Thought a bit about it, and it would really be nice to have an aligned
uniform vector API.
ATM all are 8 byte aligned, so you probably would want also to be able
to have at least 16 and 32 byte alignment (intel's AVX has 256bit
registers that better work aligned).
But even 64 and and more could be useful for cache line alignment,
although that would require this to be a separate alignment, because the
benefits of cache line alignment are kind of defeated if the header is
in a different cache line.
So I guess just one alignment, namely that of the first element is
feasible without wasting whole cache lines. If you really need that you
can still use the take_*vector functions, and it's pretty rare to do
such things anyway.

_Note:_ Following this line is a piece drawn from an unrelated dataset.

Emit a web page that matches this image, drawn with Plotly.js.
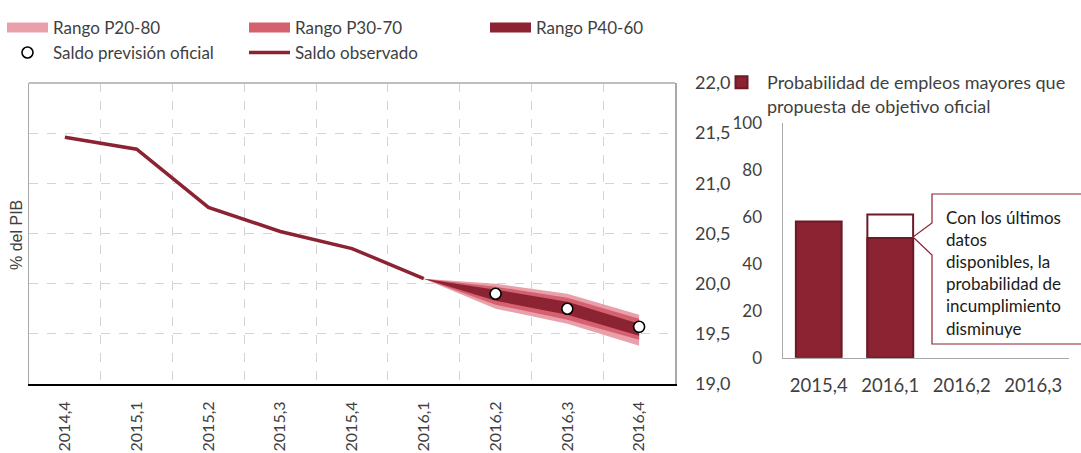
<!DOCTYPE html>
<html>
<head>
<meta charset="utf-8">
<script src="https://cdn.plot.ly/plotly-3.0.1.min.js"></script>
<style>html,body{margin:0;padding:0;background:#fff;}#chart{width:1081px;height:453px;}</style>
</head>
<body>
<div id="chart"></div>
<script>
// ---- data ----
const quarters = ['2014,4','2015,1','2015,2','2015,3','2015,4','2016,1','2016,2','2016,3','2016,4'];
const observedQuarters = ['2014,4','2015,1','2015,2','2015,3','2015,4','2016,1'];
const observed = [21.46, 21.34, 20.76, 20.52, 20.35, 20.05];
const fanQuarters = ['2016,1','2016,2','2016,3','2016,4'];
const p20 = [20.05, 19.75, 19.60, 19.38];
const p30 = [20.05, 19.79, 19.64, 19.44];
const p40 = [20.05, 19.83, 19.69, 19.48];
const p60 = [20.05, 19.94, 19.82, 19.60];
const p70 = [20.05, 19.97, 19.86, 19.65];
const p80 = [20.05, 20.00, 19.90, 19.69];
const forecastQuarters = ['2016,2','2016,3','2016,4'];
const officialForecast = [19.90, 19.75, 19.57];

const barQuarters = ['2015,4','2016,1','2016,2','2016,3'];
const probPrevious = [null, 61, null, null];
const probLatest = [58, 51, null, null];

// ---- helpers ----
const W = 1081, H = 453;
const px = v => v / W;
const py = v => 1 - v / H;
const FONT = 'Lato, "Open Sans", sans-serif';
const TXT = '#3f3f3f';
const C_LIGHT = '#e8a1ab', C_MID = '#d5606f', C_DARK = '#8b2332', C_EDGE = '#6b1a26';

function band(lo, hi) {
  return {
    x: fanQuarters.concat(fanQuarters.slice().reverse()),
    y: hi.concat(lo.slice().reverse())
  };
}
const b1 = band(p20, p80), b2 = band(p30, p70), b3 = band(p40, p60);

const data = [
  {type:'scatter', mode:'lines', x:observedQuarters, y:observed, name:'Saldo observado',
   line:{color:C_DARK, width:3.5}, legend:'legend5'},
  {type:'scatter', mode:'lines', x:b1.x, y:b1.y, fill:'toself', fillcolor:C_LIGHT,
   line:{width:0, color:C_LIGHT}, showlegend:false, hoverinfo:'skip'},
  {type:'scatter', mode:'lines', x:b2.x, y:b2.y, fill:'toself', fillcolor:C_MID,
   line:{width:0, color:C_MID}, showlegend:false, hoverinfo:'skip'},
  {type:'scatter', mode:'lines', x:b3.x, y:b3.y, fill:'toself', fillcolor:C_DARK,
   line:{width:0, color:C_DARK}, showlegend:false, hoverinfo:'skip'},
  // legend-only swatches for the bands
  {type:'scatter', mode:'lines', x:[null], y:[null], name:'Rango P20-80', line:{color:C_LIGHT, width:12}, legend:'legend'},
  {type:'scatter', mode:'lines', x:[null], y:[null], name:'Rango P30-70', line:{color:C_MID, width:12}, legend:'legend2'},
  {type:'scatter', mode:'lines', x:[null], y:[null], name:'Rango P40-60', line:{color:C_DARK, width:12}, legend:'legend3'},
  {type:'scatter', mode:'markers', x:forecastQuarters, y:officialForecast, name:'Saldo previsión oficial',
   marker:{symbol:'circle', size:11, color:'#ffffff', line:{color:'#000000', width:1.6}}, legend:'legend4'},
  {type:'bar', x:barQuarters, y:probPrevious, xaxis:'x2', yaxis:'y2', width:0.64,
   marker:{color:'#ffffff', line:{color:C_EDGE, width:2}}, showlegend:false, name:'Anterior'},
  {type:'bar', x:barQuarters, y:probLatest, xaxis:'x2', yaxis:'y2', width:0.64,
   marker:{color:C_DARK, line:{color:C_EDGE, width:2}}, legend:'legend6',
   name:'Probabilidad de empleos mayores que<br>propuesta de objetivo oficial'}
];

function leg(xp, yp, extra) {
  return Object.assign({
    orientation:'h', x:px(xp), y:py(yp), xanchor:'left', yanchor:'top', itemwidth:41,
    font:{family:FONT, size:17, color:TXT}, bgcolor:'rgba(0,0,0,0)',
    itemclick:false, itemdoubleclick:false
  }, extra || {});
}

const layout = {
  width: W, height: H,
  margin:{l:0, r:0, t:0, b:0},
  paper_bgcolor:'#ffffff', plot_bgcolor:'#ffffff',
  separators: ',.',
  font:{family:FONT, color:TXT, size:16},
  barmode:'overlay',
  showlegend:true,
  xaxis:{
    domain:[px(29), px(675)], anchor:'y', type:'category', categoryorder:'array', categoryarray:quarters,
    range:[-0.5, 8.5], tickson:'boundaries', ticks:'', tickangle:-90,
    tickfont:{family:FONT, size:16, color:TXT}, ticklabelstandoff:9,
    showgrid:true, gridcolor:'#d4d4d4', griddash:'dash', gridwidth:1,
    showline:true, linecolor:'#000000', linewidth:2, mirror:false, zeroline:false, fixedrange:true
  },
  yaxis:{
    domain:[py(384), py(83)], anchor:'x', side:'right', range:[19, 22], dtick:0.5, tickformat:'.1f',
    ticks:'', ticklabelstandoff:15, tickfont:{family:FONT, size:18, color:TXT},
    showgrid:true, gridcolor:'#d4d4d4', griddash:'dash', gridwidth:1,
    showline:true, linecolor:'#a8a8a8', linewidth:1.5, mirror:true, zeroline:false, fixedrange:true
  },
  xaxis2:{
    domain:[px(783), px(1069)], anchor:'y2', type:'category', categoryorder:'array', categoryarray:barQuarters,
    range:[-0.5, 3.5], ticks:'', ticklabelstandoff:11, tickfont:{family:FONT, size:18.5, color:TXT},
    showgrid:false, showline:true, linecolor:'#a8a8a8', linewidth:1.5, zeroline:false, fixedrange:true
  },
  yaxis2:{
    domain:[py(357.7), py(123)], anchor:'x2', range:[0, 100], dtick:20,
    ticks:'', ticklabelstandoff:16, tickfont:{family:FONT, size:17, color:TXT},
    showgrid:false, showline:true, linecolor:'#a8a8a8', linewidth:1.5, zeroline:false, fixedrange:true
  },
  legend: leg(2, 10),
  legend2: leg(244, 10),
  legend3: leg(485, 10),
  legend4: leg(2, 35),
  legend5: leg(244, 35),
  legend6: leg(716, 64, {orientation:'v', valign:'top', font:{family:FONT, size:18, color:TXT}}),
  shapes:[
    {type:'line', xref:'x domain', yref:'y domain', x0:0, x1:1, y0:1, y1:1,
     line:{color:'#a8a8a8', width:1.5}},
    {type:'path', xref:'paper', yref:'paper', layer:'above',
     path:`M ${px(1090)},${py(194)} L ${px(932)},${py(194)} L ${px(932)},${py(223)} L ${px(913)},${py(237)} L ${px(932)},${py(255)} L ${px(932)},${py(344)} L ${px(1090)},${py(344)} Z`,
     fillcolor:'#ffffff', line:{color:C_DARK, width:1.2}}
  ],
  annotations:[
    {xref:'paper', yref:'paper', x:px(16), y:py(235), text:'% del PIB', textangle:-90, showarrow:false,
     font:{family:'"Liberation Sans", Arial, sans-serif', size:16, color:TXT}, xanchor:'center', yanchor:'middle'},
    {xref:'paper', yref:'paper', x:px(944), y:py(205), xanchor:'left', yanchor:'top', align:'left', showarrow:false,
     text:'Con los últimos<br>datos<br>disponibles, la<br>probabilidad de<br>incumplimiento<br>disminuye',
     font:{family:FONT, size:17, color:'#1a1a1a'}}
  ]
};

Plotly.newPlot('chart', data, layout, {displayModeBar:false, staticPlot:true});
</script>
</body>
</html>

But being able to control the alignment of the first
element allows you to properly use simd instructions on those vectors.
You don't even really need any more space to store alignment
information, since that can be directly inferred from the bytevector
content pointer, although the bytevector flags still have more than
enough space to store it.
Extending the programming api to support this is a bit more tricky. I
guess most straightforward and backward compatible would be to just at a
set of make-aligned-*vector and aligned-*vector and *->aligned-*vector
functions and their scm_* versions with an additional alignment
parameter. Optional alignment parameters on the old functions could be
nice too, but I guess that is just asking for compatibility trouble.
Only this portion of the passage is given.